Simon Johnson, QEA’s chief executive officer, said he founded the school because he saw the failings of the Forsyth County schools to reach African-American students unacceptable. He wanted to apply a business ethic to the school, and the students come every day in uniforms, save one day a week where they come in formal dress.
“The results were appalling,” Johnson said about how black students were faring in the Winston-Salem and Forsyth County schools. “I deliberately set out to do things as differently as we could. I don’t apologize for doing some things differently.”
QEA became a public charter in 1997, serving middle-school grades at first and then expanding to including the elementary school. The high school, in a separate building than the elementary school, was added in 2007. Isaac Pitts, Quality Education Academy’s basketball coach, came to QEA around the same from a coaching job in Winston-Salem schools.
The school now enrolls kindergarten through grade 12 as well as pre-school under the name Quality Education Institute. It primarily serves black youth though, like all charter schools, it’s open to all students of all backgrounds. The school also has a high number of low-income students with more than 80 percent of its student qualifying for free and reduced lunches.

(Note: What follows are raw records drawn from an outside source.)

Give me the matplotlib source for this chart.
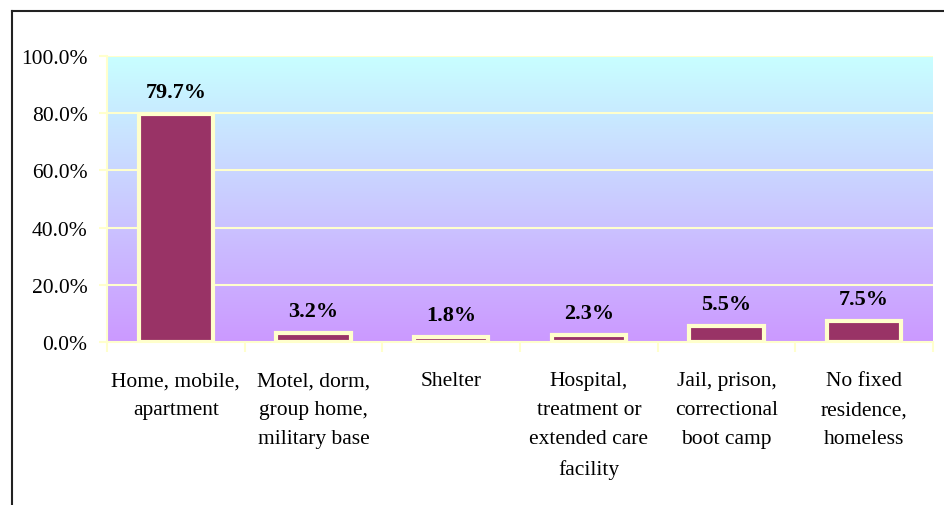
import matplotlib
matplotlib.use("Agg")
import matplotlib.pyplot as plt
import numpy as np
from matplotlib.colors import LinearSegmentedColormap
from matplotlib.lines import Line2D
from matplotlib.ticker import PercentFormatter

categories = ["Home, mobile,\napartment", "Motel, dorm,\ngroup home,\nmilitary base",
              "Shelter", "Hospital,\ntreatment or\nextended care\nfacility",
              "Jail, prison,\ncorrectional\nboot camp", "No fixed\nresidence,\nhomeless"]
values = [79.7, 3.2, 1.8, 2.3, 5.5, 7.5]
yticks = [0, 20, 40, 60, 80, 100]

plt.rcParams['font.family'] = ['Liberation Serif', 'DejaVu Serif']

fig = plt.figure(figsize=(9.45, 5.06), dpi=100)
ax = fig.add_axes([107/945, 1-343/506, (933-107)/945, (343-57)/506])

n = len(categories)
# gradient background
cmap = LinearSegmentedColormap.from_list("bg", ["#CC99FF", "#C8FFFF"])
grad = np.linspace(0, 1, 256).reshape(-1, 1)
ax.imshow(grad, aspect='auto', cmap=cmap, origin='lower',
          extent=[-0.5, n-0.5, 0, 100], zorder=0)

grid_c = "#FFFFCC"
for t in yticks[1:]:
    ax.axhline(t, color=grid_c, lw=1.5, zorder=1)

x = np.arange(n)
ax.bar(x, values, width=0.54, color="#993366", edgecolor=grid_c, linewidth=3, zorder=3)
for xi, v in zip(x, values):
    ax.text(xi, v + 4.2, f"{v:.1f}%", ha='center', va='bottom', fontsize=16,
            fontweight='bold', color='black', zorder=4)

ax.set_xlim(-0.5, n-0.5)
ax.set_ylim(0, 100)
ax.set_yticks(yticks)
ax.yaxis.set_major_formatter(PercentFormatter(decimals=1))
ax.set_xticks(x)
ax.set_xticklabels(categories, fontsize=15.5, va='top', linespacing=1.72)
ax.set_xticks(np.arange(n+1) - 0.5, minor=True)
ax.tick_params(axis='x', which='major', length=0, pad=21)
ax.tick_params(axis='x', which='minor', length=7, color=grid_c, width=1.5)
ax.tick_params(axis='y', length=6, color=grid_c, width=1.5, labelsize=15.5, pad=8)

for s in ['top', 'right']:
    ax.spines[s].set_visible(False)
for s in ['left', 'bottom']:
    ax.spines[s].set_color(grid_c)
    ax.spines[s].set_linewidth(1.5)

# outer frame lines
fig.add_artist(Line2D([12/945, 12/945], [0, 1-12/506], color='#222222', lw=1.5, transform=fig.transFigure))
fig.add_artist(Line2D([12/945, 1], [1-12/506, 1-12/506], color='#222222', lw=1.5, transform=fig.transFigure))

fig.savefig("out.png", dpi=100)
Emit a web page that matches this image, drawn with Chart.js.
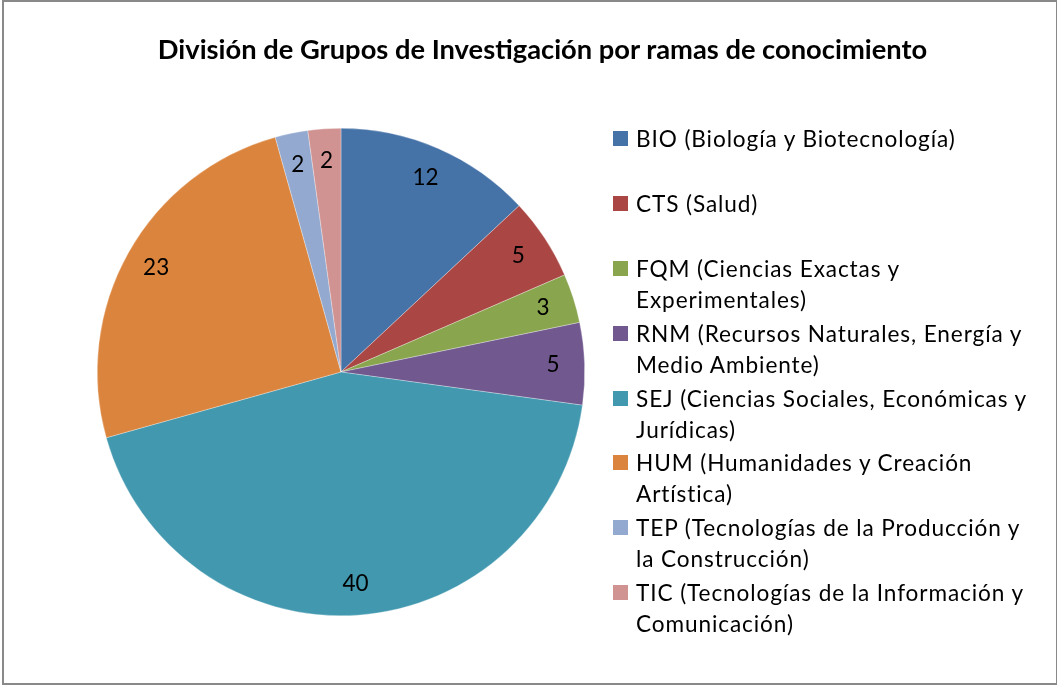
<!DOCTYPE html>
<html lang="es">
<head>
  <meta charset="UTF-8" />
  <title>División de Grupos de Investigación</title>
  <script src="https://cdn.jsdelivr.net/npm/chart.js"></script>
  <style>
    body { margin: 0; background: #fff; font-family: Lato, "Open Sans", sans-serif; }
    #frame { position: absolute; left: 2px; top: 0; width: 1052px; height: 681px; border: 2px solid #898989; }
    #title { position: absolute; left: 14px; top: 32px; width: 1057px; text-align: center; font-weight: bold; font-size: 27.3px; color: #000; }
    #chart { position: absolute; left: 0; top: 0; }
    #legend { position: absolute; left: 613px; top: 123px; }
    .item { height: 64.9px; position: relative; }
    .item .box { position: absolute; left: 0; top: 8px; width: 15px; height: 15px; }
    .item .txt { position: absolute; left: 23px; top: 0; font-size: 22.6px; letter-spacing: 0.9px; line-height: 31px; white-space: nowrap; color: #000; }
  </style>
</head>
<body>
  <div id="frame"></div>
  <canvas id="chart" width="1057" height="685"></canvas>
  <div id="title">División de Grupos de Investigación por ramas de conocimiento</div>
  <div id="legend"></div>

  <script>
    const labels = [
      ['BIO (Biología y Biotecnología)'],
      ['CTS (Salud)'],
      ['FQM (Ciencias Exactas y', 'Experimentales)'],
      ['RNM (Recursos Naturales, Energía y', 'Medio Ambiente)'],
      ['SEJ (Ciencias Sociales, Económicas y', 'Jurídicas)'],
      ['HUM (Humanidades y Creación', 'Artística)'],
      ['TEP (Tecnologías de la Producción y', 'la Construcción)'],
      ['TIC (Tecnologías de la Información y', 'Comunicación)']
    ];
    const values = [12, 5, 3, 5, 40, 23, 2, 2];
    const colors = ['#4572A7', '#AA4643', '#89A54E', '#71588F', '#4198AF', '#DB843D', '#93A9CF', '#D19392'];

    // Beschriftung der Segmente (Wert innen am Rand)
    const sliceLabels = {
      id: 'sliceLabels',
      afterDatasetsDraw(chart) {
        const ctx = chart.ctx;
        const meta = chart.getDatasetMeta(0);
        ctx.save();
        ctx.font = '22.5px Lato, sans-serif';
        ctx.fillStyle = '#000';
        ctx.textAlign = 'center';
        ctx.textBaseline = 'middle';
        meta.data.forEach((arc, i) => {
          const a = (arc.startAngle + arc.endAngle) / 2;
          const r = arc.outerRadius * 0.87;
          ctx.fillText(values[i], arc.x + Math.cos(a) * r, arc.y + Math.sin(a) * r);
        });
        ctx.restore();
      }
    };

    new Chart(document.getElementById('chart'), {
      type: 'pie',
      data: {
        labels: labels,
        datasets: [{ data: values, backgroundColor: colors, borderColor: 'rgba(255,255,255,0.6)', borderWidth: 0.5 }]
      },
      options: {
        responsive: false,
        animation: false,
        layout: { padding: { left: 97, right: 472, top: 128, bottom: 69 } },
        plugins: { legend: { display: false }, tooltip: { enabled: false }, title: { display: false } }
      },
      plugins: [sliceLabels]
    });

    // Legende als HTML, damit die Zeilen umbrechen
    const legend = document.getElementById('legend');
    labels.forEach((lines, i) => {
      const item = document.createElement('div');
      item.className = 'item';
      item.innerHTML = `<div class="box" style="background:${colors[i]}"></div><div class="txt">${lines.join('<br>')}</div>`;
      legend.appendChild(item);
    });
  </script>
</body>
</html>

The school claims on its websites to have eliminated the achievement gap and points to a 100 percent graduation rate with no drop-outs.
But the school’s successes appear to be a bit more muddled. It obtained the state’s highest distinction, a School of Excellence in the 2009-10 school year, meaning that more than 90 percent of its students tested at or above grade level in end-of-grate exams. But DPI since found testing irregularities that’s led to increased observation of the state-mandated end-of-grade testing at the school.
The school was given a “No Recognition” classification in 2011-12, meaning the school failed to meet its academic growth targets. In state exams at the end of the year, , less than 70 percent of students tested at or above grade in reading while 83 percent of students tested at or above the state average in math.